DD: Of course. But that has happened to date only fitfully, as I said above. Most museums still think of live or taped communication by means of video, audio, or web as "secondary" rather than "primary," as a means of calling attention to traditional exhibitions and events, not as media with their own qualities that ought to be exploited with the same intensity as a stretched fabric. The vast majority approach the web in the same frame of mind. They are museums of the second kind.

AB: What, then, is the possible role of art and the www as regards the spaces that people inhabit in the everyday?
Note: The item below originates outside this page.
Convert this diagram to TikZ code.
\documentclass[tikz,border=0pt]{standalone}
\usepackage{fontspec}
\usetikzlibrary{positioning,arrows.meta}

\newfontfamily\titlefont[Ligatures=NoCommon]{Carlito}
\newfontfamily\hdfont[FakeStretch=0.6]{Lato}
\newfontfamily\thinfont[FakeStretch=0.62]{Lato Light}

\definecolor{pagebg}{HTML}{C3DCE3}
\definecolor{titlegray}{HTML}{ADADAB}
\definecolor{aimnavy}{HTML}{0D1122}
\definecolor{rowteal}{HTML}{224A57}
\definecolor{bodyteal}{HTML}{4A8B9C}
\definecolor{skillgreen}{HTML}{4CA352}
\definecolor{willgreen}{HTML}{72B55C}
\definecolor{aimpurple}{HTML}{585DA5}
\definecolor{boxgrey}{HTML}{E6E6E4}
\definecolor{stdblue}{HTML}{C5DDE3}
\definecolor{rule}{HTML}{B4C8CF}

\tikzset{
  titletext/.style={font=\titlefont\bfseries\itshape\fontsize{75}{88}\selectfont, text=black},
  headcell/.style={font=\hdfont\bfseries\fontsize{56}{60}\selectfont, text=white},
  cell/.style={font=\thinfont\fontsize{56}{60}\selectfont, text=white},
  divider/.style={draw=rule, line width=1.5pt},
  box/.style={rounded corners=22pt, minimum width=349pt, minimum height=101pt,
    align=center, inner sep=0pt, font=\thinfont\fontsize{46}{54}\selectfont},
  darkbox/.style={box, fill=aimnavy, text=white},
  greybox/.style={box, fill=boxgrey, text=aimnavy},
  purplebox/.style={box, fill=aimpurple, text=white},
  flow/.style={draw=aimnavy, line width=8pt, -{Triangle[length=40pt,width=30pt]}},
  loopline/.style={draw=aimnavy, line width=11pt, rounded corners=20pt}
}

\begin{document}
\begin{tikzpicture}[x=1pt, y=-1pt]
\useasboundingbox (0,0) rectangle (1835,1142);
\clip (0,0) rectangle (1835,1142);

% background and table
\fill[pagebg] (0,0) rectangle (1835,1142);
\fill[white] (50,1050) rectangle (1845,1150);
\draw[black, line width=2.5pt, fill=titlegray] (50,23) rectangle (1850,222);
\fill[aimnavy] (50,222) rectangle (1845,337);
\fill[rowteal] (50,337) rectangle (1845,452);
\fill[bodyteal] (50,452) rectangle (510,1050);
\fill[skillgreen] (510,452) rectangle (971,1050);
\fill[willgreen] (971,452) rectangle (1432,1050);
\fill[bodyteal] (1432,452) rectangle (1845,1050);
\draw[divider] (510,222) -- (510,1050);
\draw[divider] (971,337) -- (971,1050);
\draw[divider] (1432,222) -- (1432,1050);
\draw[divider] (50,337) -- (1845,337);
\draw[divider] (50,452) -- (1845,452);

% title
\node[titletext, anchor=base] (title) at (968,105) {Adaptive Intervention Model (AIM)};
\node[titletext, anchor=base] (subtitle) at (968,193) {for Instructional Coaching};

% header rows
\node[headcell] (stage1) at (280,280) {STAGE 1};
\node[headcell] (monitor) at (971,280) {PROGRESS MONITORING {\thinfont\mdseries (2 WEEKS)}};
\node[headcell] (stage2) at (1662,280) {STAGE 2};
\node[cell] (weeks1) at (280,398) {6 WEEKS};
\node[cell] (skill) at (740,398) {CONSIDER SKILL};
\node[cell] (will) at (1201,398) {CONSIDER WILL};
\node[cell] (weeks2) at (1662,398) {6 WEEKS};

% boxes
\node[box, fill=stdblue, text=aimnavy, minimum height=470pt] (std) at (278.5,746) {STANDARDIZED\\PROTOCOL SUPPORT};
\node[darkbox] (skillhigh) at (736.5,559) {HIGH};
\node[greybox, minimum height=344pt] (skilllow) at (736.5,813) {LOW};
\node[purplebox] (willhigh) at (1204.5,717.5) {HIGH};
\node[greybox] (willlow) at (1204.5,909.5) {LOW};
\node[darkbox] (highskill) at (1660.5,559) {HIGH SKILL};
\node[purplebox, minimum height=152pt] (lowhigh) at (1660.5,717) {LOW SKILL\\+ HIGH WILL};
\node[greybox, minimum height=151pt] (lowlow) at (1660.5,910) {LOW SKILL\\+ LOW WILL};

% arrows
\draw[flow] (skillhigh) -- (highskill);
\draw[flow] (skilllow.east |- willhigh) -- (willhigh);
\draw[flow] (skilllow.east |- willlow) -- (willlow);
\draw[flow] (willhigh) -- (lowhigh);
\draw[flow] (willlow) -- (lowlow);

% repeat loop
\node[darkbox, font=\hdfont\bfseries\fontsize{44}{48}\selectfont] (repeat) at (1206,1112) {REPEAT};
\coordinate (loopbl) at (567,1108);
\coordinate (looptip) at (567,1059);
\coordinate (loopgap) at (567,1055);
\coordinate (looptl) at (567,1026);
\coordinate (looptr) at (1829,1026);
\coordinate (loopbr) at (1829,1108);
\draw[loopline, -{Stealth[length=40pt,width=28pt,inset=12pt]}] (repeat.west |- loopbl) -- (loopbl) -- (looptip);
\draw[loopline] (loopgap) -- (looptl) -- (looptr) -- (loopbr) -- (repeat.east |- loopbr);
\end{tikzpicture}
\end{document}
DD: On the worldwideweb a large international audience of single souls lies in wait. The museum of the second kind views them primarily as a secondary market for its program. Most museum websites to date are designed by commercial webdesigners. They attempt to sell you materials from the book or gift store and encourage you to come to the museum. They make very limited attempts to interact with their long-distance audience, which is not around the corner or within subway reach, is it? When David Ross was director of the Whitney he did in fact engage in email interaction with users who approached the Whitney website, but he is a breed apart, linking back to the beginnings of video art (he was the world's first video curator). He didnt automatically assume that the user is of no interest unless he walks inside the museum building. The National Museum of American Art, part of The Smithsonian Institution in Washington, DC, has also been above the norm in terms of activating replies and responses from website visitors. I am hoping that "the museum of the Third kind," published in Art in America next year, along with a website that will raise certain third-kind issues, might advance the field a milimeter of an inch toward a 2000 plus esthetic.
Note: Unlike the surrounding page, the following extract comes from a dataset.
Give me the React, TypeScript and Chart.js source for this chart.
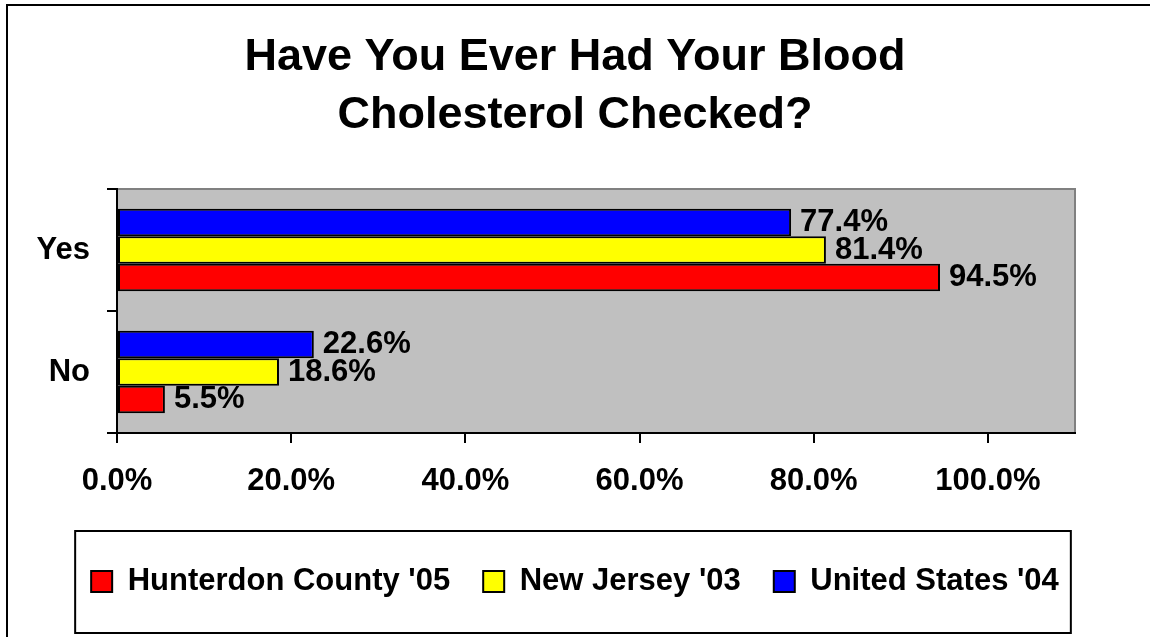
import React, { useEffect, useRef } from "react";
import { Chart, registerables } from "chart.js";

Chart.register(...registerables);

// ---- data ----
const categories = ["Yes", "No"];
const titleLines = ["Have You Ever Had Your Blood", "Cholesterol Checked?"];
const seriesNames = ["United States '04", "New Jersey '03", "Hunterdon County '05"];
const seriesColors = ["#0000FF", "#FFFF00", "#FF0000"];
const unitedStates04 = [77.4, 22.6];
const newJersey03 = [81.4, 18.6];
const hunterdon05 = [94.5, 5.5];
const xTickValues = [0, 20, 40, 60, 80, 100];
const xMax = 110;

const FONT = "'Liberation Sans', Arial, Helvetica, sans-serif";

const backgroundPlugin = {
  id: "bgFrame",
  beforeDraw(chart: any) {
    const { ctx, chartArea: a, width, height } = chart;
    ctx.save();
    ctx.fillStyle = "#FFFFFF";
    ctx.fillRect(0, 0, width, height);
    ctx.fillStyle = "#C0C0C0";
    ctx.fillRect(a.left, a.top, a.right - a.left, a.bottom - a.top);
    ctx.strokeStyle = "#808080";
    ctx.lineWidth = 2;
    ctx.beginPath();
    ctx.moveTo(a.left, a.top);
    ctx.lineTo(a.right, a.top);
    ctx.lineTo(a.right, a.bottom);
    ctx.stroke();
    ctx.strokeStyle = "#000000";
    ctx.beginPath();
    ctx.moveTo(7, height);
    ctx.lineTo(7, 5);
    ctx.lineTo(width, 5);
    ctx.stroke();
    ctx.restore();
  },
};

const valueLabelPlugin = {
  id: "valueLabels",
  afterDatasetsDraw(chart: any) {
    const { ctx } = chart;
    ctx.save();
    ctx.font = `bold 31px ${FONT}`;
    ctx.fillStyle = "#000000";
    ctx.textAlign = "left";
    ctx.textBaseline = "middle";
    chart.data.datasets.forEach((ds: any, i: number) => {
      const meta = chart.getDatasetMeta(i);
      meta.data.forEach((bar: any, j: number) => {
        const v = ds.data[j];
        ctx.fillText(`${Number(v).toFixed(1)}%`, bar.x + 9, bar.y);
      });
    });
    ctx.restore();
  },
};

const legendBoxPlugin = {
  id: "legendBox",
  afterDraw(chart: any) {
    const lg = chart.legend;
    if (!lg || !lg.legendHitBoxes || !lg.legendHitBoxes.length) return;
    const hb = lg.legendHitBoxes;
    let l = Infinity, r = -Infinity, t = Infinity, b = -Infinity;
    hb.forEach((h: any) => {
      l = Math.min(l, h.left);
      r = Math.max(r, h.left + h.width);
      t = Math.min(t, h.top);
      b = Math.max(b, h.top + h.height);
    });
    const { ctx } = chart;
    ctx.save();
    ctx.strokeStyle = "#000000";
    ctx.lineWidth = 2;
    ctx.strokeRect(l - 16, t - 35, r - l + 28, b - t + 71);
    ctx.restore();
  },
};

export default function App() {
  const canvasRef = useRef<HTMLCanvasElement | null>(null);

  useEffect(() => {
    document.body.style.margin = "0";
    const canvas = canvasRef.current;
    if (!canvas) return;
    const seriesData = [unitedStates04, newJersey03, hunterdon05];
    const chart = new Chart(canvas, {
      type: "bar",
      data: {
        labels: categories,
        datasets: seriesNames.map((name, i) => ({
          label: name,
          data: seriesData[i],
          backgroundColor: seriesColors[i],
          borderColor: "#000000",
          borderWidth: 2,
          borderSkipped: false,
          categoryPercentage: 0.676,
          barPercentage: 1.0,
        })),
      },
      options: {
        indexAxis: "y",
        responsive: false,
        animation: false,
        maintainAspectRatio: false,
        layout: { padding: { top: 10, left: 8, right: 8, bottom: 30 } },
        plugins: {
          tooltip: { enabled: false },
          title: {
            display: true,
            text: titleLines,
            color: "#000000",
            font: { family: FONT, size: 45, weight: "bold", lineHeight: 58 / 45 },
            padding: { top: 19, bottom: 44 },
          },
          legend: {
            display: true,
            position: "bottom",
            reverse: true,
            labels: {
              color: "#000000",
              font: { family: FONT, size: 31, weight: "bold" },
              boxWidth: 21,
              boxHeight: 21,
              padding: 33,
            },
          },
        },
        scales: {
          x: {
            type: "linear",
            min: 0,
            max: xMax,
            afterBuildTicks: (s: any) => {
              s.ticks = xTickValues.map((v) => ({ value: v }));
            },
            afterFit: (s: any) => {
              s.height = 100;
            },
            grid: {
              drawOnChartArea: false,
              drawTicks: true,
              tickLength: 10,
              color: "#000000",
              lineWidth: 2,
            },
            border: { display: true, color: "#000000", width: 2 },
            ticks: {
              color: "#000000",
              padding: 20,
              maxRotation: 0,
              font: { family: FONT, size: 31, weight: "bold" },
              callback: (v: any) => `${Number(v).toFixed(1)}%`,
            },
          },
          y: {
            type: "category",
            position: "left",
            afterFit: (s: any) => {
              s.width = 109;
            },
            grid: {
              offset: true,
              drawOnChartArea: false,
              drawTicks: true,
              tickLength: 10,
              color: "#000000",
              lineWidth: 2,
            },
            border: { display: true, color: "#000000", width: 2 },
            ticks: {
              color: "#000000",
              padding: 17,
              font: { family: FONT, size: 31, weight: "bold" },
            },
          },
          yRight: {
            type: "linear",
            axis: "y",
            position: "right",
            display: true,
            afterFit: (s: any) => {
              s.width = 67;
            },
            grid: { display: false },
            border: { display: false },
            ticks: { display: false },
          },
        },
      },
      plugins: [backgroundPlugin, valueLabelPlugin, legendBoxPlugin],
    } as any);
    return () => chart.destroy();
  }, []);

  return (
    <div style={{ position: "absolute", left: 0, top: 0, width: 1150, height: 637 }}>
      <canvas ref={canvasRef} width={1150} height={637} />
    </div>
  );
}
AB: It might be interesting to know how you think of your own internet projects such as "The World's First Collaborative Sentence" and "The World's First Collaborative Vision of Beauty" as now part of the Whitney Museum's collection, for instance. How do you envisage the role of these projects as regards their position within a traditional institutional framework such as a museum? Might having the museum as a "host" be an advantage for your projects, and why?
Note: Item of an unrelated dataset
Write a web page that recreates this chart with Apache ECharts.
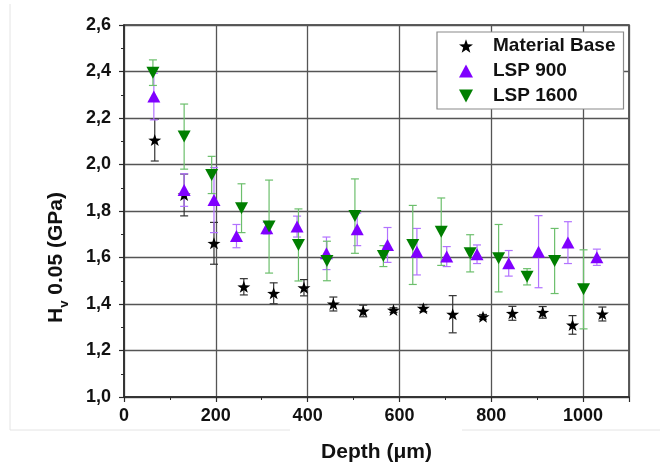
<!DOCTYPE html>
<html>
<head>
<meta charset="utf-8">
<title>Hardness vs depth</title>
<script src="https://cdn.jsdelivr.net/npm/echarts@6/dist/echarts.min.js"></script>
<style>
  html, body { margin: 0; padding: 0; background: #ffffff; }
  #chart { width: 666px; height: 464px; }
</style>
</head>
<body>
<div id="chart"></div>
<script>
// Microhardness profiles (HV 0.05) against depth below the surface
const seriesNames = ['Material Base', 'LSP 900', 'LSP 1600'];

const depthBase = [67, 131, 196, 261, 326, 392, 456, 521, 587, 652, 716, 782, 846, 912, 977, 1042];
const hvBase    = [2.105, 1.869, 1.661, 1.474, 1.446, 1.470, 1.400, 1.370, 1.374, 1.382, 1.356, 1.345, 1.360, 1.364, 1.310, 1.357];
const errBase   = [0.09, 0.09, 0.09, 0.035, 0.045, 0.035, 0.03, 0.025, 0.01, 0.015, 0.08, 0.01, 0.03, 0.025, 0.04, 0.03];

const depth900 = [65, 131, 196, 245, 311, 377, 441, 508, 574, 638, 703, 769, 838, 903, 967, 1030];
const hv900    = [2.292, 1.890, 1.847, 1.692, 1.726, 1.733, 1.618, 1.721, 1.654, 1.625, 1.604, 1.614, 1.575, 1.625, 1.664, 1.601];
const err900   = [0.1, 0.07, 0.14, 0.05, 0.025, 0.045, 0.07, 0.07, 0.075, 0.1, 0.043, 0.04, 0.055, 0.155, 0.09, 0.035];

const depth1600 = [63, 131, 191, 256, 316, 380, 442, 503, 565, 629, 691, 754, 816, 878, 938, 1001];
const hv1600    = [2.395, 2.120, 1.955, 1.812, 1.733, 1.654, 1.585, 1.778, 1.606, 1.654, 1.711, 1.618, 1.597, 1.517, 1.585, 1.463];
const err1600   = [0.055, 0.14, 0.08, 0.105, 0.2, 0.155, 0.085, 0.16, 0.045, 0.17, 0.145, 0.08, 0.145, 0.035, 0.14, 0.17];

const yTicks = [1.0, 1.2, 1.4, 1.6, 1.8, 2.0, 2.2, 2.4, 2.6];
const xTicks = [0, 200, 400, 600, 800, 1000];

const STAR = 'path://M10,0 L12.351,6.764 L19.511,6.910 L13.804,11.236 L15.878,18.090 L10,14 L4.122,18.090 L6.196,11.236 L0.489,6.910 L7.649,6.764 Z';
const TRI_DOWN = 'path://M0,0 L12,0 L6,11 Z';
const TRI_UP = 'path://M6,0 L12,11 L0,11 Z';

function points(xs, ys) { return xs.map((x, i) => [x, ys[i]]); }
function bars(xs, ys, es) { return xs.map((x, i) => [x, ys[i], es[i]]); }

function errorBars(color) {
  return function (params, api) {
    const x = api.value(0), y = api.value(1), e = api.value(2);
    const hi = api.coord([x, y + e]);
    const lo = api.coord([x, y - e]);
    const half = 4;
    const style = { stroke: color, lineWidth: 1.2 };
    return {
      type: 'group',
      children: [
        { type: 'line', shape: { x1: hi[0], y1: hi[1], x2: lo[0], y2: lo[1] }, style },
        { type: 'line', shape: { x1: hi[0] - half, y1: hi[1], x2: hi[0] + half, y2: hi[1] }, style },
        { type: 'line', shape: { x1: lo[0] - half, y1: lo[1], x2: lo[0] + half, y2: lo[1] }, style }
      ]
    };
  };
}

const FONT = 'Liberation Sans, Arial, sans-serif';
const PAGE_EDGE = '#e4e4e4';
const chart = echarts.init(document.getElementById('chart'), null, { renderer: 'canvas' });

chart.setOption({
  backgroundColor: '#ffffff',
  animation: false,
  grid: {
    left: 124, right: 37, top: 25, bottom: 67,
    outerBoundsMode: 'none', containLabel: false,
    show: true, borderColor: '#2a2a2a', borderWidth: 1.5, backgroundColor: 'transparent'
  },
  xAxis: {
    type: 'value', min: 0, max: 1100, interval: 200,
    name: 'Depth (\u03bcm)', nameLocation: 'middle', nameGap: 45,
    nameTextStyle: { fontFamily: FONT, fontWeight: 'bold', fontSize: 21, color: '#111' },
    axisLine: { show: true, lineStyle: { color: '#2a2a2a', width: 1.5 } },
    axisTick: { show: true, length: 5, lineStyle: { color: '#2a2a2a', width: 1.2 } },
    minorTick: { show: true, splitNumber: 2, length: 3, lineStyle: { color: '#2a2a2a', width: 1 } },
    splitLine: { show: true, lineStyle: { color: '#555', width: 1.3 } },
    axisLabel: {
      margin: 10, fontFamily: FONT, fontWeight: 'bold', fontSize: 18, color: '#111',
      showMaxLabel: false,
      formatter: v => (xTicks.indexOf(v) >= 0 ? String(v) : '')
    }
  },
  yAxis: {
    type: 'value', min: 1.0, max: 2.6, interval: 0.2,
    axisLine: { show: true, lineStyle: { color: '#2a2a2a', width: 1.5 } },
    axisTick: { show: true, length: 5, lineStyle: { color: '#2a2a2a', width: 1.2 } },
    minorTick: { show: true, splitNumber: 2, length: 3, lineStyle: { color: '#2a2a2a', width: 1 } },
    splitLine: { show: true, lineStyle: { color: '#555', width: 1.3 } },
    axisLabel: {
      margin: 13, fontFamily: FONT, fontWeight: 'bold', fontSize: 18, color: '#111',
      formatter: v => {
        const t = yTicks.find(k => Math.abs(k - v) < 1e-6);
        return t === undefined ? '' : t.toFixed(1).replace('.', ',');
      }
    }
  },
  legend: {
    orient: 'vertical', left: 437, top: 32,
    padding: [4, 8, 3, 22], itemGap: 5, itemWidth: 14, itemHeight: 14,
    backgroundColor: '#ffffff', borderColor: '#8a8a8a', borderWidth: 1.2,
    textStyle: { fontFamily: FONT, fontWeight: 'bold', fontSize: 19, color: '#111', lineHeight: 20, padding: [0, 0, 0, 15] },
    data: [
      { name: seriesNames[0], icon: STAR },
      { name: seriesNames[1], icon: TRI_UP },
      { name: seriesNames[2], icon: TRI_DOWN }
    ]
  },
  graphic: [
    // faint page edges around the figure
    { type: 'line', silent: true, z: -1, shape: { x1: 10, y1: 4, x2: 10, y2: 430 }, style: { stroke: PAGE_EDGE, lineWidth: 1 } },
    { type: 'line', silent: true, z: -1, shape: { x1: 10, y1: 430, x2: 290, y2: 430 }, style: { stroke: PAGE_EDGE, lineWidth: 1 } },
    { type: 'line', silent: true, z: -1, shape: { x1: 462, y1: 430, x2: 660, y2: 430 }, style: { stroke: PAGE_EDGE, lineWidth: 1 } },
    {
      type: 'text', left: 46, top: 192, rotation: Math.PI / 2, z: 10,
      style: {
        text: '{a|H}{s|v}{a| 0.05 (GPa)}',
        fill: '#111',
        rich: {
          a: { fontFamily: FONT, fontWeight: 'bold', fontSize: 21, fill: '#111', verticalAlign: 'bottom' },
          s: { fontFamily: FONT, fontWeight: 'bold', fontSize: 13, fill: '#111', verticalAlign: 'bottom', padding: [0, 0, -4, 0] }
        }
      }
    }
  ],
  series: [
    { type: 'custom', name: 'err-base', renderItem: errorBars('#333333'), data: bars(depthBase, hvBase, errBase), z: 1, silent: true },
    { type: 'custom', name: 'err-900', renderItem: errorBars('#b272ff'), data: bars(depth900, hv900, err900), z: 1, silent: true },
    { type: 'custom', name: 'err-1600', renderItem: errorBars('#6cbf6c'), data: bars(depth1600, hv1600, err1600), z: 1, silent: true },
    {
      type: 'scatter', name: seriesNames[0], data: points(depthBase, hvBase),
      symbol: STAR, symbolSize: [13, 12], itemStyle: { color: '#000000', opacity: 1 }, z: 3
    },
    {
      type: 'scatter', name: seriesNames[1], data: points(depth900, hv900),
      symbol: TRI_UP, symbolSize: [13, 12], itemStyle: { color: '#8000ff', opacity: 1 }, z: 3
    },
    {
      type: 'scatter', name: seriesNames[2], data: points(depth1600, hv1600),
      symbol: TRI_DOWN, symbolSize: [13, 12], itemStyle: { color: '#007f00', opacity: 1 }, z: 4
    }
  ]
});
</script>
</body>
</html>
DD: Absolutely, yes. The Sentence owes its life to the Lehman College Art Gallery, which commmissioned it in the fall of 1994. Susan Hoeltzel, the director, saw it as a logical if not necessary step out of "interactions," the exhibition she had just organized at the college. Suddenly the college got access to a server, rare in those days, making a new website possible. When she asked me to do this my first thought was: the keyboard. As my first thought about video had been the gently rounded screen. The sentence and everything about it spun out of that moment; it is still spinning. When Eugene and Barbara Schwartz bought the sentence for their collection and later gave it to the Whitney (during David Ross' tenure), the work gained an even larger audience. Museums and universities and art galleries make audiences not merely possible but probable. George Waterman III commissioned MetaBody in 1996, leading to its rise onto the web on MayDay, 1997, in the teeth of a censorial wave here. But a network of museums and alternative spaces were once again critical sponsors, among them P.S. 1/The Institute of Contemporary Art in New York, The Herbert F. Johnson Museum at Cornell University, and similar sites in Reykjavik, Iceland, and Warsaw. "Terrible Beauty", my third major website, a work of interactive global theater is so complex and difficult to explain that so far I have had to move it along, slowly, on my own means. But everytime I perform it and earn a fee the work advances. Among the hosts for it have been the Information Technology Center in New York, Artspace in Dublin, Ireland, The Lab in San Francisco, and Transmediale in Berlin. I am seeking now a theater or site to leap the work into the year 2000, perhaps in Europe. And I mean to end it with a two-city performance later in the year, which will deal in a fairly radical way not only with the concept of back/front, but with the audience. In this last work the two audiences

Diagram for Terrible Beauty performance, 2000

will confront each other, for once, as seen from the eye level of the performer in each space...And resolve the narrative plot on their own, sans the author/creator. The scale and reach of all these pieces required some form of institutional support, for all sorts of reasons, not least that I am neither President, King, nor Slave.